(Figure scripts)
'''

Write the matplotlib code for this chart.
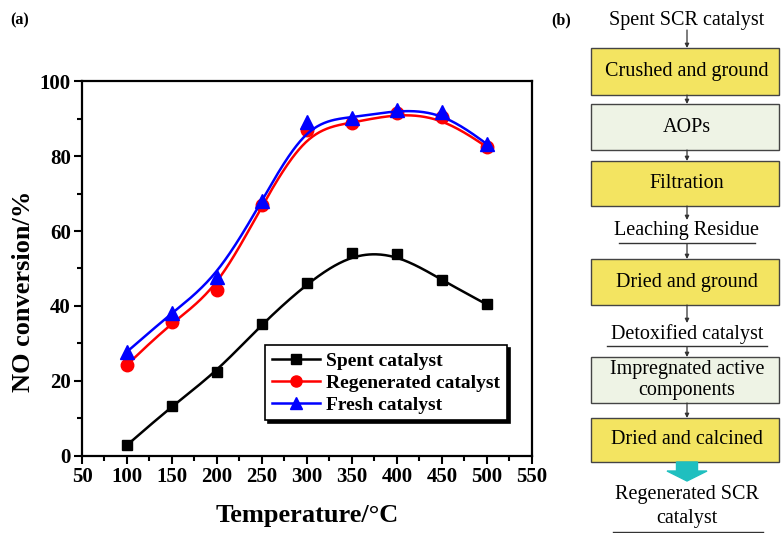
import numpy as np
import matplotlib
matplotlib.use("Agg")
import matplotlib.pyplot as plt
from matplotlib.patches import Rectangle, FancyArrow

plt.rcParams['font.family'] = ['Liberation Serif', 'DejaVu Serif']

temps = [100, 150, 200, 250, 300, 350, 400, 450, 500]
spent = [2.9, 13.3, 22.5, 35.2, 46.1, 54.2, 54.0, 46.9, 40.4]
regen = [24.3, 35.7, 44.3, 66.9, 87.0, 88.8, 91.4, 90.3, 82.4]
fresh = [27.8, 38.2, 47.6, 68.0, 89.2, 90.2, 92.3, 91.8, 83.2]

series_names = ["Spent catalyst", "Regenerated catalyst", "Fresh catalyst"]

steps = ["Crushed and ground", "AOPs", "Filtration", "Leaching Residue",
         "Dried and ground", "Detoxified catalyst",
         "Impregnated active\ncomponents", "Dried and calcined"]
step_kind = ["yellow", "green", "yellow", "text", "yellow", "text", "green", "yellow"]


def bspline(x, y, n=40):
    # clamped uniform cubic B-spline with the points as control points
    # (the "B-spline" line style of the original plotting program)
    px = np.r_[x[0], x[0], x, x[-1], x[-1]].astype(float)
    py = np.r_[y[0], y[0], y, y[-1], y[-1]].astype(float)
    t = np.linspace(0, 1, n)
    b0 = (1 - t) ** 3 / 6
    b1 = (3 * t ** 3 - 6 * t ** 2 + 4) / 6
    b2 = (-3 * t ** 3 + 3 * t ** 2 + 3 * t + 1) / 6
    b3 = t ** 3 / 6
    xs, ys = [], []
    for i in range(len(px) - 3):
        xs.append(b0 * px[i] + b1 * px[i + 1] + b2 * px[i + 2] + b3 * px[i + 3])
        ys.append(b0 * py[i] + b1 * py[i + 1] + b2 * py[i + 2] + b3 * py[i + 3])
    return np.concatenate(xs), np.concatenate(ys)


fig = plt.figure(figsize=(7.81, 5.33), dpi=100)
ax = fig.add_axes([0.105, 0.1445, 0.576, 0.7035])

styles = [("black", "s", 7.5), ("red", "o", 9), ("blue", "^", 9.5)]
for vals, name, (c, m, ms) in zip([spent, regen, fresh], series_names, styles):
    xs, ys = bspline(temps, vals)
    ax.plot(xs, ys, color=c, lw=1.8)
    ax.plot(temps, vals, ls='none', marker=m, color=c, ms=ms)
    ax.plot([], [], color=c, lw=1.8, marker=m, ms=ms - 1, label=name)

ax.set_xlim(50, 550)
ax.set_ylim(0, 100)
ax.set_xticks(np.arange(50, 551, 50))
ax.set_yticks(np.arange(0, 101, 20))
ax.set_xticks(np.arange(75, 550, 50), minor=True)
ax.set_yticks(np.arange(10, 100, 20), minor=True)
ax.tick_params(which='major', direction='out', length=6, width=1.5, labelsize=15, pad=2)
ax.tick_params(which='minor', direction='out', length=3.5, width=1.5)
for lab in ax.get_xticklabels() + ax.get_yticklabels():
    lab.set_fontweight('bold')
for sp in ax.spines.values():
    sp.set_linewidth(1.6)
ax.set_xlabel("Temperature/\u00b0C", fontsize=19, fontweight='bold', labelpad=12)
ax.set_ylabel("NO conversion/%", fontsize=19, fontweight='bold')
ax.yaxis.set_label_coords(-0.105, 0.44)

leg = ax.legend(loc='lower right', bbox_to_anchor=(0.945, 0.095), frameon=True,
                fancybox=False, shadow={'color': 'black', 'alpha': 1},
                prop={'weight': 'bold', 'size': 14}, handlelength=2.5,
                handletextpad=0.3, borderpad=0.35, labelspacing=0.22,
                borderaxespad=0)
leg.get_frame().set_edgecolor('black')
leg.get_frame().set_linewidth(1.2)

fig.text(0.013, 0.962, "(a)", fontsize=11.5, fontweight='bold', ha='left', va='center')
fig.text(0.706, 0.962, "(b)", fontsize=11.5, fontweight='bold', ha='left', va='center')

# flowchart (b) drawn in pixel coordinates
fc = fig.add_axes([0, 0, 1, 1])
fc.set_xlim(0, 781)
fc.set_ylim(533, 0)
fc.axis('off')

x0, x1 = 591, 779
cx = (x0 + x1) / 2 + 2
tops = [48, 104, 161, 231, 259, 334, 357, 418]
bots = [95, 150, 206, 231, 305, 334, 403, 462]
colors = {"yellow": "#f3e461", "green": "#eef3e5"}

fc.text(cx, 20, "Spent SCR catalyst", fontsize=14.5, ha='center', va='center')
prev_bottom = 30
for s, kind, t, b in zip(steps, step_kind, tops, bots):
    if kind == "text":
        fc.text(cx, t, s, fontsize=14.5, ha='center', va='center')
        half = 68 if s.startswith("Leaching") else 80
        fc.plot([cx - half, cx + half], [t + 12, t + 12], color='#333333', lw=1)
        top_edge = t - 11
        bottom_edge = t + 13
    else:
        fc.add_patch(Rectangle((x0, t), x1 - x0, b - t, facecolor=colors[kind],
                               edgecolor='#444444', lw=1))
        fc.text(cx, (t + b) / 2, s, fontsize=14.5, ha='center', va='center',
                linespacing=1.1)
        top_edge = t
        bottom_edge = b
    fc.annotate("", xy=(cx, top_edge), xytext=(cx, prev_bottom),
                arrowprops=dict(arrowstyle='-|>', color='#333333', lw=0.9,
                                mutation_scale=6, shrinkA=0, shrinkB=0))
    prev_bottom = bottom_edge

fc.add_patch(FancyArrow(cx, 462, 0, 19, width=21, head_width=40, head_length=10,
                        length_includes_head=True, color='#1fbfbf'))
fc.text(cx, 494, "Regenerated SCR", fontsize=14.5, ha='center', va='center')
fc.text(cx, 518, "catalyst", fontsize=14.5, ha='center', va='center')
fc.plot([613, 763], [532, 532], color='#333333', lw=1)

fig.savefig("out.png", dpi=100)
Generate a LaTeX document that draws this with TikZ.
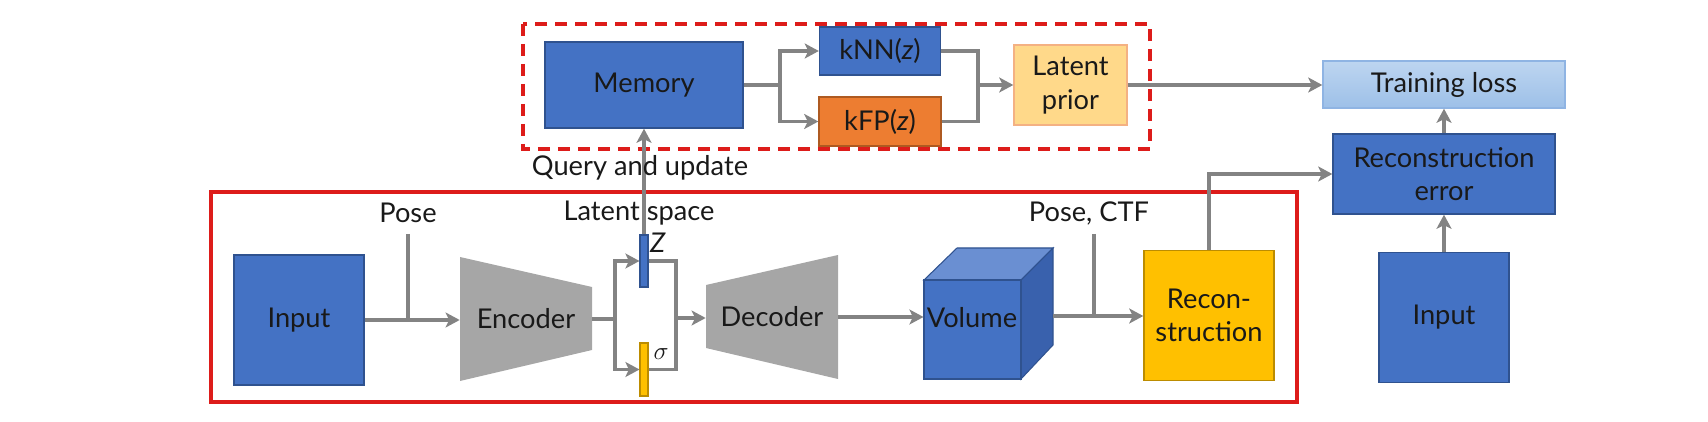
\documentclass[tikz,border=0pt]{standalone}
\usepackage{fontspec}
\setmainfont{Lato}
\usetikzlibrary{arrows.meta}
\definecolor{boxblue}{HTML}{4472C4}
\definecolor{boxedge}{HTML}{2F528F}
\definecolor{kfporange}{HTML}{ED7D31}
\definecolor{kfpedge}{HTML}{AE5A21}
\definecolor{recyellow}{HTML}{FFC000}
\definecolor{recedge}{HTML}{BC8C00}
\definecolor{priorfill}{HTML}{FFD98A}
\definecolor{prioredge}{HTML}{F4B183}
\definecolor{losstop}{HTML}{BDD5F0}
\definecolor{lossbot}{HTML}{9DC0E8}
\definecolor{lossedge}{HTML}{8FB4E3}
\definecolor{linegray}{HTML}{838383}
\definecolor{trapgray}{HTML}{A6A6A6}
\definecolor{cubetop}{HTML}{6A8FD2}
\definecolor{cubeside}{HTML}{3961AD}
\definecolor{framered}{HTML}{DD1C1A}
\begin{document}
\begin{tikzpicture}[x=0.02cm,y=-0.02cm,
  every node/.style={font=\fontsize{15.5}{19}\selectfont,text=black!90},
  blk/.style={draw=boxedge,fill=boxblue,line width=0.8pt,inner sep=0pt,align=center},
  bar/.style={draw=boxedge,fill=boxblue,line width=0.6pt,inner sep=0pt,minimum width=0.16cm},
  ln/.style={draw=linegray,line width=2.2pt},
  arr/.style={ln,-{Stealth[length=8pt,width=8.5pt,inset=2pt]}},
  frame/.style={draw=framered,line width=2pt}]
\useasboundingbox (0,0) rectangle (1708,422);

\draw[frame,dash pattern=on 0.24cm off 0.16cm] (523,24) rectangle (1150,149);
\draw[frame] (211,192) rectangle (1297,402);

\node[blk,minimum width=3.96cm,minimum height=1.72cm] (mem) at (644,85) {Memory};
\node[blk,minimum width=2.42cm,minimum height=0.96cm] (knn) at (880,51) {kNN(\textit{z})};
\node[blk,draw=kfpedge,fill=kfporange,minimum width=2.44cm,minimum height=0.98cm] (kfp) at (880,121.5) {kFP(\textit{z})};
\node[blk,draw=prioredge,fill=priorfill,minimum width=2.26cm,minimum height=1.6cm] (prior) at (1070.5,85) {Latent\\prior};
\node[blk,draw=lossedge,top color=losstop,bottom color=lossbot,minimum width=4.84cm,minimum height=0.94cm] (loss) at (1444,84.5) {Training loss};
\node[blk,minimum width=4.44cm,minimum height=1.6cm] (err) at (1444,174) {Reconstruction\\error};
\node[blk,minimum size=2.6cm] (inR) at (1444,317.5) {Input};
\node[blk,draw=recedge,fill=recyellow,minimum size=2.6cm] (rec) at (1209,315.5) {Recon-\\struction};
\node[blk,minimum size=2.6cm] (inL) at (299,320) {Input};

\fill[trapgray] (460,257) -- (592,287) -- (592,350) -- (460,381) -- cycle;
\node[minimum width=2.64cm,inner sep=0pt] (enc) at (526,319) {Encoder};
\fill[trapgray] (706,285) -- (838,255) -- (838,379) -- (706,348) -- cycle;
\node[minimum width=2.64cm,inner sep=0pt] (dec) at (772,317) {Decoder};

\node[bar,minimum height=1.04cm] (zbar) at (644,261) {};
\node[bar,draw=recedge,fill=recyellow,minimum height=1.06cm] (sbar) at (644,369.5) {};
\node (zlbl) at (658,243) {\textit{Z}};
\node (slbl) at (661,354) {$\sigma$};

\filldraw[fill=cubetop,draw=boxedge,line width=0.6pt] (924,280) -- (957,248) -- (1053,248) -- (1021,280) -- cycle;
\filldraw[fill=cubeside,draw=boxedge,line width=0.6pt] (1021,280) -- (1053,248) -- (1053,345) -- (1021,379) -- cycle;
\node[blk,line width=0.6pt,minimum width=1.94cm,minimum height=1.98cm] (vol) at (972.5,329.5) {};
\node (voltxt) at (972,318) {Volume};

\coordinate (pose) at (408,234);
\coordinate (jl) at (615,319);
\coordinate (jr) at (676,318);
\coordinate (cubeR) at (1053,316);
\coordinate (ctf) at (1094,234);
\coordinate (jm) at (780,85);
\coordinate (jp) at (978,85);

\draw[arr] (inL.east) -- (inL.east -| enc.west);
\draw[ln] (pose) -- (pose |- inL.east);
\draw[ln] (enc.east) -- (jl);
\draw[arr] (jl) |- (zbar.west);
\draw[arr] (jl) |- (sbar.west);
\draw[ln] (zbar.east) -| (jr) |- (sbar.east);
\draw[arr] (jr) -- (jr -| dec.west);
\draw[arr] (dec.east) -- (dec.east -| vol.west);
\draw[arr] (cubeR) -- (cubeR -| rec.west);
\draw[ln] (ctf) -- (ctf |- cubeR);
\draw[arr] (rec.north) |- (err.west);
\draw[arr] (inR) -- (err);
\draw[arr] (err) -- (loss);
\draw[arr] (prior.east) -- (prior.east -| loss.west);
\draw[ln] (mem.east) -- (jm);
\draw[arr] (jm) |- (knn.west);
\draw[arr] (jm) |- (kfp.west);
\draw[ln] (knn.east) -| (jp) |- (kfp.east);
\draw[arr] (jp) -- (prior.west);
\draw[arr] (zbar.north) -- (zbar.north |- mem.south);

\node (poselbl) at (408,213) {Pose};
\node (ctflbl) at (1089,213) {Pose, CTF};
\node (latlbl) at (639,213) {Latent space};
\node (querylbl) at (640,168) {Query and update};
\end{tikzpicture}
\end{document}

'''

• _What you should do_
Print exactly what appears from the line holding "Generate a LaTeX" down to the line holding "(211,192) rectangle (1297,402);", both ends kept, leaving out the pictures.

• _Exercise answer_
Generate a LaTeX document that draws this with TikZ.
\documentclass[tikz,border=0pt]{standalone}
\usepackage{fontspec}
\setmainfont{Lato}
\usetikzlibrary{arrows.meta}
\definecolor{boxblue}{HTML}{4472C4}
\definecolor{boxedge}{HTML}{2F528F}
\definecolor{kfporange}{HTML}{ED7D31}
\definecolor{kfpedge}{HTML}{AE5A21}
\definecolor{recyellow}{HTML}{FFC000}
\definecolor{recedge}{HTML}{BC8C00}
\definecolor{priorfill}{HTML}{FFD98A}
\definecolor{prioredge}{HTML}{F4B183}
\definecolor{losstop}{HTML}{BDD5F0}
\definecolor{lossbot}{HTML}{9DC0E8}
\definecolor{lossedge}{HTML}{8FB4E3}
\definecolor{linegray}{HTML}{838383}
\definecolor{trapgray}{HTML}{A6A6A6}
\definecolor{cubetop}{HTML}{6A8FD2}
\definecolor{cubeside}{HTML}{3961AD}
\definecolor{framered}{HTML}{DD1C1A}
\begin{document}
\begin{tikzpicture}[x=0.02cm,y=-0.02cm,
  every node/.style={font=\fontsize{15.5}{19}\selectfont,text=black!90},
  blk/.style={draw=boxedge,fill=boxblue,line width=0.8pt,inner sep=0pt,align=center},
  bar/.style={draw=boxedge,fill=boxblue,line width=0.6pt,inner sep=0pt,minimum width=0.16cm},
  ln/.style={draw=linegray,line width=2.2pt},
  arr/.style={ln,-{Stealth[length=8pt,width=8.5pt,inset=2pt]}},
  frame/.style={draw=framered,line width=2pt}]
\useasboundingbox (0,0) rectangle (1708,422);

\draw[frame,dash pattern=on 0.24cm off 0.16cm] (523,24) rectangle (1150,149);
\draw[frame] (211,192) rectangle (1297,402);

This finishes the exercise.